Ah, yes -- the bid for Stateside success, a time-honoured tradition for up and coming European bands. But while their music has been infiltrating California parties, La Mamoynia has yet to physically make their presence known in the States. "It would be nice to tour in the US, but we are an underground band, and at now it's not possible for us to organize something like that; it would be too expensive for us and our label."
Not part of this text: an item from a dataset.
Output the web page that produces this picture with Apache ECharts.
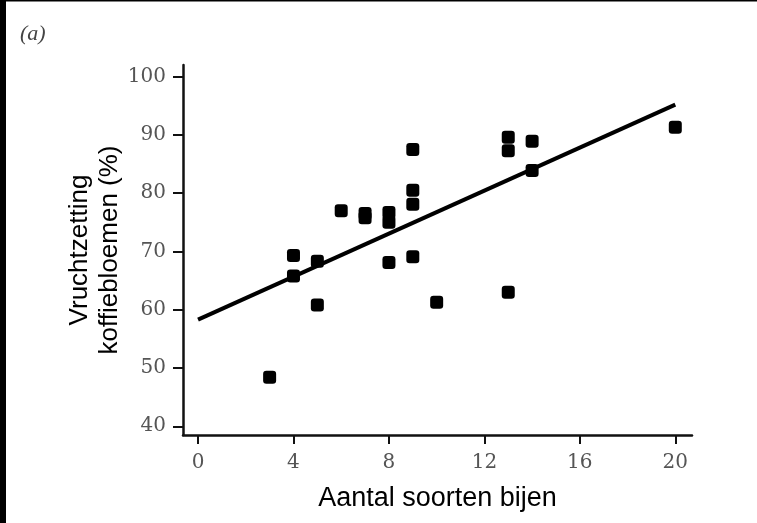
<!DOCTYPE html>
<html>
<head>
<meta charset="utf-8">
<script src="https://cdn.jsdelivr.net/npm/echarts@6/dist/echarts.min.js"></script>
<style>
html,body{margin:0;padding:0;background:#fff;}
#chart{width:757px;height:523px;}
</style>
</head>
<body>
<div id="chart"></div>
<script>
var panelLabel = '(a)';
var xTitle = 'Aantal soorten bijen';
var yTitle = 'Vruchtzetting\nkoffiebloemen (%)';
var xTicks = [0, 4, 8, 12, 16, 20];
var yTicks = [40, 50, 60, 70, 80, 90, 100];
var beeSpecies = [3, 4, 4, 5, 5, 6, 7, 7, 8, 8, 8, 9, 9, 9, 9, 10, 13, 13, 13, 14, 14, 20];
var fruitSet = [48.4, 69.3, 65.8, 68.3, 60.8, 77.0, 76.5, 75.8, 76.7, 75.0, 68.1, 87.5, 80.5, 78.1, 69.1, 61.3, 89.6, 87.3, 63.0, 88.9, 83.9, 91.3];
var fitX = [0, 20];
var fitY = [58.3, 95.2];

var points = beeSpecies.map(function (x, i) { return [x, fruitSet[i]]; });
var fitLine = fitX.map(function (x, i) { return [x, fitY[i]]; });

var chart = echarts.init(document.getElementById('chart'));
chart.setOption({
  backgroundColor: '#fff',
  animation: false,
  grid: { left: 183, top: 65, width: 509, height: 370, containLabel: false },
  xAxis: {
    type: 'value', min: -0.63, max: 20.7,
    splitLine: { show: false },
    axisLine: { show: true, onZero: false, lineStyle: { color: '#111', width: 2.5 } },
    axisTick: { show: true, customValues: xTicks, length: 9, inside: false, lineStyle: { color: '#111', width: 2 } },
    axisLabel: { customValues: xTicks, margin: 18, fontFamily: 'DejaVu Serif', fontSize: 20, color: '#555' },
    name: xTitle, nameLocation: 'middle', nameGap: 50,
    nameTextStyle: { fontFamily: 'Liberation Sans', fontSize: 27, color: '#000' }
  },
  yAxis: {
    type: 'value', min: 38.5, max: 102,
    splitLine: { show: false },
    axisLine: { show: true, onZero: false, lineStyle: { color: '#111', width: 2.5 } },
    axisTick: { show: true, customValues: yTicks, length: 10, inside: false, lineStyle: { color: '#111', width: 2 } },
    axisLabel: { customValues: yTicks, margin: 17, fontFamily: 'DejaVu Serif', fontSize: 20, color: '#555' },
    name: yTitle, nameLocation: 'middle', nameGap: 58, nameRotate: 90, nameMoveOverlap: false,
    nameTextStyle: { fontFamily: 'Liberation Sans', fontSize: 26, color: '#000', lineHeight: 30, align: 'center' }
  },
  graphic: [
    { type: 'rect', left: 0, top: 0, shape: { width: 6, height: 523 }, style: { fill: '#000' } },
    { type: 'rect', left: 0, top: 0, shape: { width: 757, height: 1.5 }, style: { fill: '#000' } },
    { type: 'text', left: 20, top: 23, style: { text: panelLabel, font: 'italic 22px "Liberation Serif"', fill: '#444' } }
  ],
  series: [
    {
      type: 'line', data: fitLine, showSymbol: false, symbol: 'none',
      lineStyle: { color: '#000', width: 4 }, z: 2
    },
    {
      type: 'scatter', data: points, symbol: 'roundRect', symbolSize: 13,
      itemStyle: { color: '#000', opacity: 1 }, z: 3
    }
  ]
});
</script>
</body>
</html>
But rest assured, when La Mamoynia is able to cross the pond, they're bringing a hell of a show with them. Giuseppe states that one of the reasons he writes songs is so that he can play them live, citing the band's performances in Germany and Switzerland as some of their best. He feels that the band takes on an entirely new energy when they step in front of the crowd: "Someone labeled us 'avant electro punk,' and we think it's for our attitude we have on stage. Our songs, once on stage, become rough, post-punk oriented."

So much for the "electronics only, please" policy adopted by much of the EBM crowd. It's this sort of musical rigidity Giuseppe wants to steer clear of, an increasingly rare notion in the modern electronic world. Step aside scenesters -- La Mamoynia's ready to bring the sort of genre-defiance that just might actually enliven the scene.